Together Jeanne, the Baron and Jeanne's unmarried aunt, Lison, raise Jeanne's son Paul. The "three mothers" as Paul calls them, spoil him senseless. When Paul grows up Jeanne finds out that he is forging letters from her and a doctor excusing him from school while he is skipping classes, gambling and visiting prostitutes. Eventually, Paul is in so much debt, that in order to save him the Baron starts selling off their family properties. More and more land is sold off. But Paul continues to gamble everything away. He now lives in Paris with a young woman that Jeanne calls "the slut". First the Baron dies, then aunt Lison.

Jeanne, inconsolably depressed and lost, is reunited with her old maid and childhood friend, Rosalie. It turns out Rosalie's marriage turned out better than Jeanne's and her son grew up to be a decent and hard working young man. Rosalie did well by herself with the acres of land that the Baron gave her. Rosalie becomes Jeanne's new caretaker. She takes over her finances, making sure that Jeanne does not spend unwisely. She also stops enabling Paul's poor life choices. But Jeanne's finances are still in ruins from Paul's gambling. Rosalie is forced to sell the Poplars - one more heartbreaking loss that Jeanne can hardly bare. She is forced to leave her childhood home and move to a smaller house in a different town. Jeanne is resigned to live out her life in misery. She misses the sea which she could see and smell from the Poplars. Paul continues to write only when he needs to be bailed out - he has not visited his mother in seven years. Jeanne decides to come to Paris herself and try to convince Paul to come back and live with her. But when she arrives, Paul and his mistress have already left to escape paying their debts. Jeanne asks people for help in finding Paul. Instead, she gets a procession of visits from Paul's debtors who demand that she pay up for her son. She does and so loses all the money she brought with herself to Paris.

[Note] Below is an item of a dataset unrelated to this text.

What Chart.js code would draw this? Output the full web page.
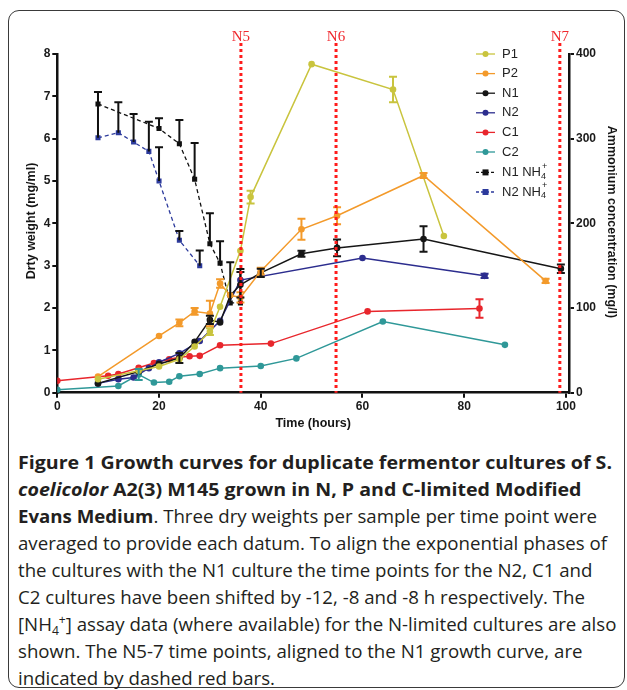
<!DOCTYPE html>
<html>
<head>
<meta charset="utf-8">
<script src="https://cdn.jsdelivr.net/npm/chart.js@4.4.1/dist/chart.umd.min.js"></script>
<style>
    html, body { margin: 0; padding: 0; background: #fff; }
    body { width: 627px; height: 690px; position: relative; overflow: hidden; }
    #frame { position: absolute; left: 8px; top: 10px; width: 615px; height: 676px; border: 1.5px solid #3a3a3a; border-radius: 11px; }
    #chartBox { position: absolute; left: 0; top: 0; width: 627px; height: 440px; }
    #caption { position: absolute; left: 18px; top: 448px; font-family: "Open Sans", sans-serif; font-size: 18.5px; line-height: 27px; color: #231f20; }
    #caption div { white-space: nowrap; width: max-content; height: 27px; transform-origin: 0 50%; }
    #caption .b { font-weight: bold; }
    #caption .sub, #caption .sup { position: relative; font-size: 12px; line-height: 0; }
    #caption .sub { top: 4px; }
    #caption .sup { top: -7px; }
</style>
</head>
<body>
<div id="frame"></div>
<div id="chartBox"><canvas id="growthChart" width="627" height="440"></canvas></div>
<div id="caption">
    <div class="b" data-kind="bold">Figure 1 Growth curves for duplicate fermentor cultures of S.</div>
    <div class="b" data-kind="bold"><i>coelicolor</i> A2(3) M145 grown in N, P and C-limited Modified</div>
    <div data-kind="reg"><b>Evans Medium</b>. Three dry weights per sample per time point were</div>
    <div data-kind="reg" data-ref="1">averaged to provide each datum. To align the exponential phases of</div>
    <div data-kind="reg">the cultures with the N1 culture the time points for the N2, C1 and</div>
    <div data-kind="reg">C2 cultures have been shifted by -12, -8 and -8 h respectively. The</div>
    <div data-kind="reg">[NH<span class="sub">4</span><span class="sup">+</span>] assay data (where available) for the N-limited cultures are also</div>
    <div data-kind="reg">shown. The N5-7 time points, aligned to the N1 growth curve, are</div>
    <div data-kind="reg">indicated by dashed red bars.</div>
</div>
<script>
// Données (poids sec en mg/ml, NH4+ en mg/l)
const p1Time = [8, 16, 20, 24, 27, 30, 32, 36, 38, 50, 66, 76];
const p1Weight = [0.32, 0.52, 0.62, 0.79, 1.09, 1.44, 2.03, 3.35, 4.62, 7.76, 7.16, 3.70];
const p1Err = [0, 0, 0, 0, 0, 0.08, 0, 0, 0.15, 0, 0.3, 0];

const p2Time = [8, 20, 24, 27, 30, 32, 34, 36, 40, 48, 55, 72, 96];
const p2Weight = [0.38, 1.34, 1.65, 1.92, 1.87, 2.58, 2.3, 2.25, 2.87, 3.86, 4.18, 5.13, 2.64];
const p2Err = [0, 0, 0.08, 0.08, 0.3, 0.1, 0, 0.12, 0.08, 0.25, 0.2, 0.06, 0.05];

const n1Time = [8, 16, 20, 24, 27, 30, 32, 34, 36, 40, 48, 55, 72, 99];
const n1Weight = [0.22, 0.5, 0.68, 0.82, 1.2, 1.72, 1.66, 2.3, 2.55, 2.83, 3.28, 3.42, 3.63, 2.93];
const n1Err = [0, 0, 0, 0.12, 0, 0.1, 0, 0, 0.3, 0.1, 0.07, 0.2, 0.3, 0.1];

const n2Time = [8, 12, 15, 18, 20, 24, 28, 32, 36, 60, 84];
const n2Weight = [0.22, 0.32, 0.36, 0.58, 0.72, 0.93, 1.22, 1.7, 2.66, 3.18, 2.76];
const n2Err = [0, 0, 0, 0, 0, 0, 0, 0, 0, 0, 0.05];

const c1Time = [0, 10, 12, 16, 19, 22, 24, 26, 28, 32, 42, 61, 83];
const c1Weight = [0.28, 0.40, 0.44, 0.59, 0.70, 0.79, 0.84, 0.86, 0.87, 1.12, 1.16, 1.92, 1.99];
const c1Err = [0, 0, 0, 0, 0, 0, 0, 0, 0, 0, 0, 0, 0.22];

const c2Time = [0, 12, 16, 19, 22, 24, 28, 32, 40, 47, 64, 88];
const c2Weight = [0.07, 0.16, 0.43, 0.24, 0.26, 0.39, 0.44, 0.58, 0.63, 0.81, 1.68, 1.13];
const c2Err = [0, 0, 0.13, 0, 0, 0, 0, 0, 0, 0, 0, 0];

const n1NH4Time = [8, 20, 24, 27, 30, 32, 34, 36];
const n1NH4Conc = [341, 312, 294, 252, 176, 153, 106, 106];
const n1NH4ErrUp = [14, 12, 28, 43, 36, 26, 48, 40];

const n2NH4Time = [8, 12, 15, 18, 20, 24, 28];
const n2NH4Conc = [301, 307, 296, 285, 250, 180, 150];
const n2NH4ErrUp = [54, 36, 33, 35, 40, 11, 18];

// Points d'échantillonnage N5-N7
const sampleTimes = [36.1, 54.8, 98.8];
const sampleLabels = ['N5', 'N6', 'N7'];

const xTicks = [0, 20, 40, 60, 80, 100];

function pts(t, v) {
    return t.map((x, i) => ({ x: x, y: v[i] }));
}

function growthSet(label, color, t, v, err) {
    return {
        label: label,
        data: pts(t, v),
        errors: err,
        errorMode: 'both',
        errorColor: color,
        borderColor: color,
        backgroundColor: color,
        borderWidth: 1.5,
        pointRadius: 3.3,
        pointStyle: 'circle',
        pointBorderWidth: 0,
        tension: 0,
        yAxisID: 'y'
    };
}

function nh4Set(label, color, t, v, err) {
    return {
        label: label,
        data: pts(t, v),
        errors: err,
        errorMode: 'up',
        errorColor: '#111',
        borderColor: color,
        backgroundColor: color,
        borderWidth: 1.3,
        borderDash: [4, 3],
        pointRadius: 3.6,
        pointStyle: 'rect',
        pointBorderWidth: 0,
        tension: 0,
        yAxisID: 'y2'
    };
}

const datasets = [
    growthSet('P1', '#c9c43e', p1Time, p1Weight, p1Err),
    growthSet('P2', '#f39a2b', p2Time, p2Weight, p2Err),
    growthSet('N1', '#161616', n1Time, n1Weight, n1Err),
    growthSet('N2', '#2c2d8e', n2Time, n2Weight, n2Err),
    growthSet('C1', '#e8262c', c1Time, c1Weight, c1Err),
    growthSet('C2', '#2f9898', c2Time, c2Weight, c2Err),
    nh4Set('N1 NH4+', '#111111', n1NH4Time, n1NH4Conc, n1NH4ErrUp),
    nh4Set('N2 NH4+', '#2c3a9c', n2NH4Time, n2NH4Conc, n2NH4ErrUp)
];

// Barres d'erreur
const errorBars = {
    id: 'errorBars',
    afterDatasetsDraw(chart) {
        const ctx = chart.ctx;
        chart.data.datasets.forEach((ds, di) => {
            if (!ds.errors) return;
            const meta = chart.getDatasetMeta(di);
            const yScale = chart.scales[ds.yAxisID];
            ctx.save();
            ctx.strokeStyle = ds.errorColor;
            ctx.lineWidth = 2;
            ds.errors.forEach((e, i) => {
                if (!e) return;
                const pt = meta.data[i];
                const val = ds.data[i].y;
                const top = yScale.getPixelForValue(val + e);
                const bot = ds.errorMode === 'up' ? pt.y : yScale.getPixelForValue(val - e);
                ctx.beginPath();
                ctx.moveTo(pt.x, top);
                ctx.lineTo(pt.x, bot);
                ctx.moveTo(pt.x - 4, top);
                ctx.lineTo(pt.x + 4, top);
                if (ds.errorMode !== 'up') {
                    ctx.moveTo(pt.x - 4, bot);
                    ctx.lineTo(pt.x + 4, bot);
                }
                ctx.stroke();
            });
            ctx.restore();
        });
    }
};

// Lignes rouges pointillées N5-N7
const sampleLines = {
    id: 'sampleLines',
    afterDatasetsDraw(chart) {
        const ctx = chart.ctx;
        const xs = chart.scales.x;
        const area = chart.chartArea;
        ctx.save();
        sampleTimes.forEach((t, i) => {
            const x = xs.getPixelForValue(t);
            ctx.strokeStyle = '#ff1c1c';
            ctx.lineWidth = 3;
            ctx.setLineDash([3, 3]);
            ctx.beginPath();
            ctx.moveTo(x, 43);
            ctx.lineTo(x, area.bottom);
            ctx.stroke();
            ctx.setLineDash([]);
            ctx.fillStyle = '#f0282d';
            ctx.font = '15px "Liberation Serif", serif';
            ctx.textAlign = 'center';
            ctx.textBaseline = 'alphabetic';
            ctx.fillText(sampleLabels[i], x, 41);
        });
        ctx.restore();
    }
};

// Légende et titres des axes
const sideLegend = {
    id: 'sideLegend',
    afterDraw(chart) {
        const ctx = chart.ctx;
        ctx.save();
        chart.data.datasets.forEach((ds, i) => {
            const y = 54 + i * 19.6 + (i > 5 ? 0.8 : 0);
            ctx.strokeStyle = ds.borderColor;
            ctx.lineWidth = 1.3;
            ctx.setLineDash(ds.borderDash ? [3, 2] : []);
            ctx.beginPath();
            ctx.moveTo(476, y);
            ctx.lineTo(495, y);
            ctx.stroke();
            ctx.setLineDash([]);
            ctx.fillStyle = ds.borderColor;
            if (ds.pointStyle === 'rect') {
                ctx.fillRect(482.5, y - 3, 6, 6);
            } else {
                ctx.beginPath();
                ctx.arc(485.5, y, 3, 0, Math.PI * 2);
                ctx.fill();
            }
            ctx.fillStyle = '#222';
            ctx.textAlign = 'left';
            ctx.textBaseline = 'middle';
            ctx.font = '13px "Liberation Sans", Arial, sans-serif';
            if (ds.label.endsWith('NH4+')) {
                const base = ds.label.slice(0, -2);
                ctx.fillText(base, 502, y);
                const w = ctx.measureText(base).width;
                ctx.font = '9px "Liberation Sans", Arial, sans-serif';
                ctx.fillText('4', 502 + w, y + 4);
                ctx.fillText('+', 502 + w + 1, y - 6);
            } else {
                ctx.fillText(ds.label, 502, y);
            }
        });

        ctx.fillStyle = '#151515';
        ctx.font = 'bold 12.5px "Liberation Sans", Arial, sans-serif';
        ctx.textAlign = 'center';
        ctx.textBaseline = 'middle';
        ctx.fillText('Time (hours)', (chart.chartArea.left + chart.chartArea.right) / 2, 424);

        ctx.save();
        ctx.translate(32, 221);
        ctx.rotate(-Math.PI / 2);
        ctx.fillText('Drty weight (mg/ml)', 0, 0);
        ctx.restore();

        ctx.save();
        ctx.translate(611, 222);
        ctx.rotate(Math.PI / 2);
        ctx.fillText('Ammonium concentration (mg/l)', 0, 0);
        ctx.restore();
        ctx.restore();
    }
};

const tickFont = { family: '"Liberation Sans", Arial, sans-serif', size: 12, weight: 'bold' };
const axisGrid = { drawOnChartArea: false, drawTicks: true, tickLength: 5, color: '#111', lineWidth: 2 };
const axisBorder = { display: true, color: '#111', width: 2.5 };

new Chart(document.getElementById('growthChart').getContext('2d'), {
    type: 'line',
    data: { datasets: datasets },
    options: {
        responsive: false,
        animation: false,
        devicePixelRatio: 1,
        layout: { padding: { top: 54, left: 0, right: 0, bottom: 0 } },
        plugins: { legend: { display: false }, tooltip: { enabled: false } },
        scales: {
            x: {
                type: 'linear',
                min: 0,
                max: 100.6,
                afterBuildTicks: s => { s.ticks = xTicks.map(v => ({ value: v })); },
                afterFit: s => { s.height = 47.3; },
                ticks: { font: tickFont, color: '#1a1a1a', padding: 2, maxRotation: 0 },
                grid: axisGrid,
                border: axisBorder
            },
            y: {
                position: 'left',
                min: 0,
                max: 8,
                afterFit: s => { s.width = 57.3; },
                ticks: { stepSize: 1, font: tickFont, color: '#1a1a1a', padding: 2 },
                grid: axisGrid,
                border: axisBorder
            },
            y2: {
                position: 'right',
                min: 0,
                max: 400,
                afterFit: s => { s.width = 58; },
                ticks: { stepSize: 100, font: tickFont, color: '#1a1a1a', padding: 2 },
                grid: axisGrid,
                border: axisBorder
            }
        }
    },
    plugins: [errorBars, sampleLines, sideLegend]
});

// Ajuster la largeur des lignes du texte de la figure
function fitCaption() {
    const lines = Array.from(document.querySelectorAll('#caption div'));
    const boldScale = 594 / lines[0].getBoundingClientRect().width;
    const ref = lines.find(l => l.dataset.ref);
    const regScale = 589 / ref.getBoundingClientRect().width;
    lines.forEach(l => {
        const s = l.dataset.kind === 'bold' ? boldScale : regScale;
        l.style.transform = 'scaleX(' + s + ')';
    });
}
document.fonts.ready.then(fitCaption);
</script>
</body>
</html>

After returning from Paris, Jeanne loses all desire to live. But Rosalie reminds her that she is fortunate comparing to poor women - she does not have to work all day and starve to death when she is too old to work as is the fate of many poor women. A letter comes from Paul - his lover is pregnant. He asks Jeanne to come take the baby which he does not know how to raise. Rosalie goes to fetch the child. The child's mother dies during labor. Rosalie returns to the child which instantly brings overwhelming joy into Jeanne's life. The novel ends with ever pragmatic Rosalie's line: "Life is never as good or as bad as one thinks."

==Legacy==
Leo Tolstoy called Une Vie "an excellent novel, not only incomparably the best novel by Maupassant, but almost the best French novel since Hugo's Les Misérables."